U.S. Marines formally end their presence in Iraq's Anbar province Saturday, marking the conclusion of a bloody seven-year battle that claimed hundreds of Marine lives and featured some of the war's fiercest fighting.
In a ceremony Saturday, the Marines will hand over responsibility for Anbar to the 1st Brigade Combat Team of the 82nd Airborne Division, an Army training unit out of Fort Bragg, N.C. Those soldiers largely will remain on their base in Anbar's capital of Ramadi and focus on training Iraqi troops who lead most patrols.
The number of Marines in Anbar then will drop from the current level of 3,500 to about 180 in March, before all of them are gone in June.After so much bloodshed, however, the conclusion of the Marines' mission in Iraq sparked barely a whimper as Marine planners focused instead on shifting resources to Afghanistan, where there are roughly 12,000 Marines. Two Marine Expeditionary Units also have been dispatched to Haiti.
What the Marines are leaving behind in Anbar remains unclear.
Marines say they've successfully pacified what had been a violence-ridden province that saw the rise of the insurgency in 2003 and yet was also the birthplace of the reconciliation efforts between U.S. troops and Iraq's disaffected minority Sunni Muslims.
Violence hasn't been eradicated, however. On Thursday, at least eight Iraqis were killed in five bombings throughout the province, raising concerns that security is deteriorating once again for residents.
Fears of violence also have been fed by the decision earlier this month by Iraq's Accountability and Justice Commission to disqualify 500 candidates for the parliamentary elections March 7, many of them leading Sunni politicians.
Vice President Joe Biden arrived in Iraq on Friday for a two-day trip designed in part to address rising tensions in the country.
Marines were among the first U.S. forces to arrive in Baghdad during the 2003 invasion of Iraq, and they moved west into Anbar within days. While the Anbaris initially welcomed the U.S. military, the shooting of several children in a field by U.S. Army troops kicked off tensions that lasted for more than four years.
Of the roughly 3,500 U.S. troops who have been killed in combat in Iraq, 1,021 were Marines, according to Pentagon statistics. At their peak in October 2008, there were 27,249 active and reserve Marines in Iraq.
Anbar has been the site of many turning points in the war. In the spring of 2004, four Blackwater contractors were killed and their bodies hung on a bridge in the Anbar city of Fallujah. Shortly afterward, the United States launched the first of two major offensives in an effort to clear Fallujah of insurgent forces.

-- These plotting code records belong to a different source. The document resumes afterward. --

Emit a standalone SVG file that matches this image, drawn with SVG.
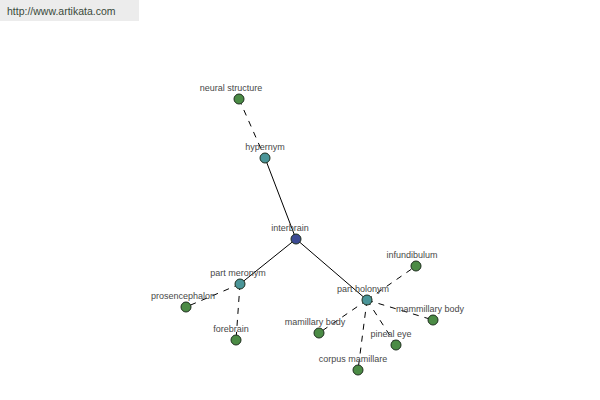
<svg xmlns="http://www.w3.org/2000/svg" width="600" height="400" viewBox="0 0 600 400">
<style>
.e{stroke:#000;stroke-width:1;fill:none}
.d{stroke-dasharray:6,6}
.n{stroke:#1e2e1e;stroke-width:1}
.g{fill:#4b8b45}
.t{fill:#4a9598}
.b{fill:#3c4a94}
text{font-family:"Liberation Sans",Arial,sans-serif;font-size:9px;fill:#484848;text-anchor:middle}
</style>
<rect width="600" height="400" fill="#fff"/>
<rect x="0" y="0" width="139" height="21" fill="#ececec"/>
<text x="7" y="15" style="font-size:10.5px;text-anchor:start;fill:#3a4a3a">http://www.artikata.com</text>
<g id="connectors">
<line class="e d" x1="239" y1="99" x2="265" y2="158"/>
<line class="e" x1="265" y1="158" x2="296" y2="239"/>
<line class="e" x1="296" y1="239" x2="240" y2="284"/>
<line class="e" x1="296" y1="239" x2="367" y2="300"/>
<line class="e d" x1="240" y1="284" x2="186" y2="307"/>
<line class="e d" x1="240" y1="284" x2="236" y2="340"/>
<line class="e d" x1="367" y1="300" x2="416" y2="266"/>
<line class="e d" x1="367" y1="300" x2="433" y2="320"/>
<line class="e d" x1="367" y1="300" x2="319" y2="333"/>
<line class="e d" x1="367" y1="300" x2="396" y2="345"/>
<line class="e d" x1="367" y1="300" x2="358" y2="370"/>
</g>
<g id="neural-structure"><circle class="n g" cx="239" cy="99" r="5"/><text x="231" y="91">neural structure</text></g>
<g id="hypernym"><circle class="n t" cx="265" cy="158" r="5"/><text x="265" y="150">hypernym</text></g>
<g id="interbrain"><circle class="n b" cx="296" cy="239" r="5"/><text x="290" y="231">interbrain</text></g>
<g id="part-meronym"><circle class="n t" cx="240" cy="284" r="5"/><text x="238" y="276">part meronym</text></g>
<g id="prosencephalon"><circle class="n g" cx="186" cy="307" r="5"/><text x="183" y="299">prosencephalon</text></g>
<g id="forebrain"><circle class="n g" cx="236" cy="340" r="5"/><text x="231" y="332">forebrain</text></g>
<g id="part-holonym"><circle class="n t" cx="367" cy="300" r="5"/><text x="363" y="292">part holonym</text></g>
<g id="infundibulum"><circle class="n g" cx="416" cy="266" r="5"/><text x="412" y="258">infundibulum</text></g>
<g id="mammillary-body"><circle class="n g" cx="433" cy="320" r="5"/><text x="430" y="312">mammillary body</text></g>
<g id="mamillary-body"><circle class="n g" cx="319" cy="333" r="5"/><text x="315" y="325">mamillary body</text></g>
<g id="pineal-eye"><circle class="n g" cx="396" cy="345" r="5"/><text x="391" y="337">pineal eye</text></g>
<g id="corpus-mamillare"><circle class="n g" cx="358" cy="370" r="5"/><text x="353" y="362">corpus mamillare</text></g>
</svg>
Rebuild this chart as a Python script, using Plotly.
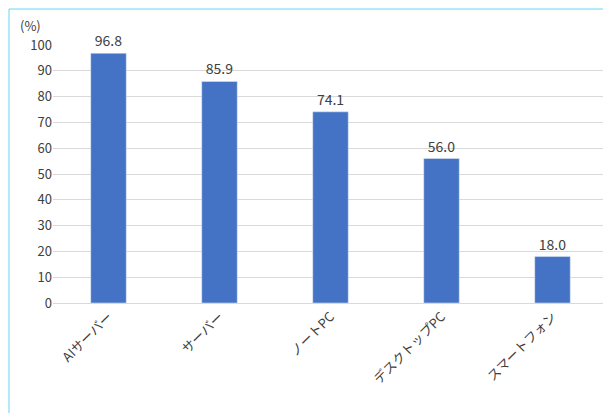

Insurgents then planted thousands of homemade bombs that took scores of Marine lives. One explosion in November 2005 triggered a Marine response that killed 24 civilians, including women and children, in Haditha.
An outraged Iraqi public demanded retaliation from its nascent government for incidents such as Haditha, and when it didn't happen, some turned to the insurgency, which waged war against the Americans until, tired of threats against them by Islamic extremists, Anbar's tribal leaders turned against them and allied with the Americans.
Today, U.S. troops largely are confined to their bases as Iraqis conduct patrols. The last confirmed Marine combat death in Anbar was recorded on July 19.